Quote from Bearbelly:
My point is that there is no one capable of discussing SCT other than Jack and you cannot get any other answers out of him than what he has posted in the past so why bother. Name calling doesn't solve anything either.
Jack Hershey did not invent always in trading. Its been around.
The classic use of such "systems" as moving average crossover, MACD, SAR, is that the trader is always exposed and tries to catch the big trends at the expense of the "chop". Jack's implementation is to turn "chop" into a profit zone in addition to catching the big trend.
I have in the past traded an always in system. In fact I will reveal it here and now. You can backtest it and find that it was nicely profitable from 1996 until vix death sometime in the mid 2000's. Maybe sometime soon it will forward test as profitable again. It has its shortcomings and they have been "fixed" in other stuff I do now. It is essentially reversing on point 3's.
The method.
Identify the "right side" of the market.
Using a 5 min bar and a simple 9 period moving average determine the "right side" as follows:
The "right side" is
SHORT when: The high of two consecutive bars is lower than the 9 bar avg.
The "right side" is
LONG when the low of two consecutive bars is higher than the 9 bar avg.
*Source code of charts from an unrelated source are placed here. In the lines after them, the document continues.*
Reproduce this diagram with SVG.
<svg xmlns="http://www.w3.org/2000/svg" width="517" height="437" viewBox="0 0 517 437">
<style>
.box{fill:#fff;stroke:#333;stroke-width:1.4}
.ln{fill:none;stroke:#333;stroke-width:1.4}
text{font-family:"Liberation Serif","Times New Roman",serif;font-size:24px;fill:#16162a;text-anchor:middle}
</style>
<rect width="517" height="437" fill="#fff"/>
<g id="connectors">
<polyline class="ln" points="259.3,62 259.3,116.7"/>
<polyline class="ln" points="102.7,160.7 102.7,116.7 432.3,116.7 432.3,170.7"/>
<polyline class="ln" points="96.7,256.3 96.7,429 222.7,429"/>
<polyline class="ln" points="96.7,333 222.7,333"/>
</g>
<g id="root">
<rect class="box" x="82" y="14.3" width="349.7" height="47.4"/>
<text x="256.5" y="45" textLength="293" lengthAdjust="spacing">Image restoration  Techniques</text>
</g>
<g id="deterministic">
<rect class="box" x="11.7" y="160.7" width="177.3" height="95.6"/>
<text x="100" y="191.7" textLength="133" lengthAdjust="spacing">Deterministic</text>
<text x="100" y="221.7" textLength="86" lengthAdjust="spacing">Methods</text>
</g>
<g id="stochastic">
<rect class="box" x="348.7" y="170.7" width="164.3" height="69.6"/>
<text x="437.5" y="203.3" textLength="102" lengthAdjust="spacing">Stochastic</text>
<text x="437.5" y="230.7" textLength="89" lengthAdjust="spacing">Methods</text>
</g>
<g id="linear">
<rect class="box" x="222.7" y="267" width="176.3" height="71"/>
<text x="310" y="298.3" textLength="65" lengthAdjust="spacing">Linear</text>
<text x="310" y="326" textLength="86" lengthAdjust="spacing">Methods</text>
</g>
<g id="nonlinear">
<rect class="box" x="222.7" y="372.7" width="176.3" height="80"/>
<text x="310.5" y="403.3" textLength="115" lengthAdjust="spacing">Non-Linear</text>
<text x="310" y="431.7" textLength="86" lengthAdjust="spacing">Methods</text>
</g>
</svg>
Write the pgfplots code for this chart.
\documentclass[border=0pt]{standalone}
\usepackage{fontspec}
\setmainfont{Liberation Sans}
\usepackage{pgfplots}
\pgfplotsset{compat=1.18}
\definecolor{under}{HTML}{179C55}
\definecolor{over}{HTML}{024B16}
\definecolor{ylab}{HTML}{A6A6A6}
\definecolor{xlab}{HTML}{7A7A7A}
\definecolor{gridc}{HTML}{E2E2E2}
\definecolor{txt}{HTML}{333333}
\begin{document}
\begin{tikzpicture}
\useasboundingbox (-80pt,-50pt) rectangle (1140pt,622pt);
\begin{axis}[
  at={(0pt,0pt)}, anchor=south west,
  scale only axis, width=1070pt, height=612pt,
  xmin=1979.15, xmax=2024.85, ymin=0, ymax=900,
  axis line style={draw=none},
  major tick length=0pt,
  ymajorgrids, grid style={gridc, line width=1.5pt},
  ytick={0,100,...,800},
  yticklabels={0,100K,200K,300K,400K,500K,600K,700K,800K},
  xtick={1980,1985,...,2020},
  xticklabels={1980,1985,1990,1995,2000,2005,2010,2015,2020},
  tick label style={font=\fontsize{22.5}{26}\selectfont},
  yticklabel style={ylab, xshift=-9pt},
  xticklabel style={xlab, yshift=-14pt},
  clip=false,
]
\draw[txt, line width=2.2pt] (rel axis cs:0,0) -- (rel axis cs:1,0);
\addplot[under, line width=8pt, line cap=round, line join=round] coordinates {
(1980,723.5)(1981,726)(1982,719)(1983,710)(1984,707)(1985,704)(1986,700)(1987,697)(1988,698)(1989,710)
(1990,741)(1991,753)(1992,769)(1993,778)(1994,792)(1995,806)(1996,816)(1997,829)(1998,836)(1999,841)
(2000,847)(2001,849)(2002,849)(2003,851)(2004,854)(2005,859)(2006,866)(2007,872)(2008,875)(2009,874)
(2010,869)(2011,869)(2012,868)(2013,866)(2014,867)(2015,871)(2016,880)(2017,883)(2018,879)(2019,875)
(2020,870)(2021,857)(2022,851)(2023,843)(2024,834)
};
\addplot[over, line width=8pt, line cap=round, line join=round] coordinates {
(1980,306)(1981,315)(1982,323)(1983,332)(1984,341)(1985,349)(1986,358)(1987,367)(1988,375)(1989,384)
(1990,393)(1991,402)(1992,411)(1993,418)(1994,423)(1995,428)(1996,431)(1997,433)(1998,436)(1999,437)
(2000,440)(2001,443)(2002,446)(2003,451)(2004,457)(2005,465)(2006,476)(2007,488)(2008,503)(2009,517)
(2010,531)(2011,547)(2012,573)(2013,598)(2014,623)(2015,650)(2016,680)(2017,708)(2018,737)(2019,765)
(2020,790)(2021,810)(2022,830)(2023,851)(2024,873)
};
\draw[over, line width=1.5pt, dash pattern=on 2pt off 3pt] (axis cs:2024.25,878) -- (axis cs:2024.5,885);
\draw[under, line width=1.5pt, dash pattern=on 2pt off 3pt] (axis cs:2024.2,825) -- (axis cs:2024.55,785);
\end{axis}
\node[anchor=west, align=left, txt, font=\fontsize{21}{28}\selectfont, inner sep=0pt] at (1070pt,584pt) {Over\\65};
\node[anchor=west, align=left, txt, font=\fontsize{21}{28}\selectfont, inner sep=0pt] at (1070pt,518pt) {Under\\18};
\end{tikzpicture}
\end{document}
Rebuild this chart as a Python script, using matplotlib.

The implementation is to start the day flat and look for the first "right side".
If the right side is long, enter at X distance away from the 9 bar avg. Hold the trade until the indication is given to reverse short.
The reverse to short is also at a symetrical X distance away from the 9 bar avg. In a strong trend, essentially the reversal occurs on the pullback, they are at point 3's in Jack's nomenclature.
I used to calculate the optimum X distance every 90 days or so and it usually was 1 to 2 points, or statistically about 1 standard deviation using bell curve distribution. If you have Tradestation you can optimize the X by stepping it from 0 to some number in .25 increments and come up with a useable number.
The strategy included a 3 deviations hard stop for those times when the market does not give a point 3 on which to reverse.
SCT is not new, but Jack's implementation is novel in that he claims to turn the chop into profit. There may be other ways to turn the chop into profit, but I don't see much discussion hereabouts on it.
Edit: The above example would have gone long at about 1415.00 at 9:00AM CST and would still be holding long.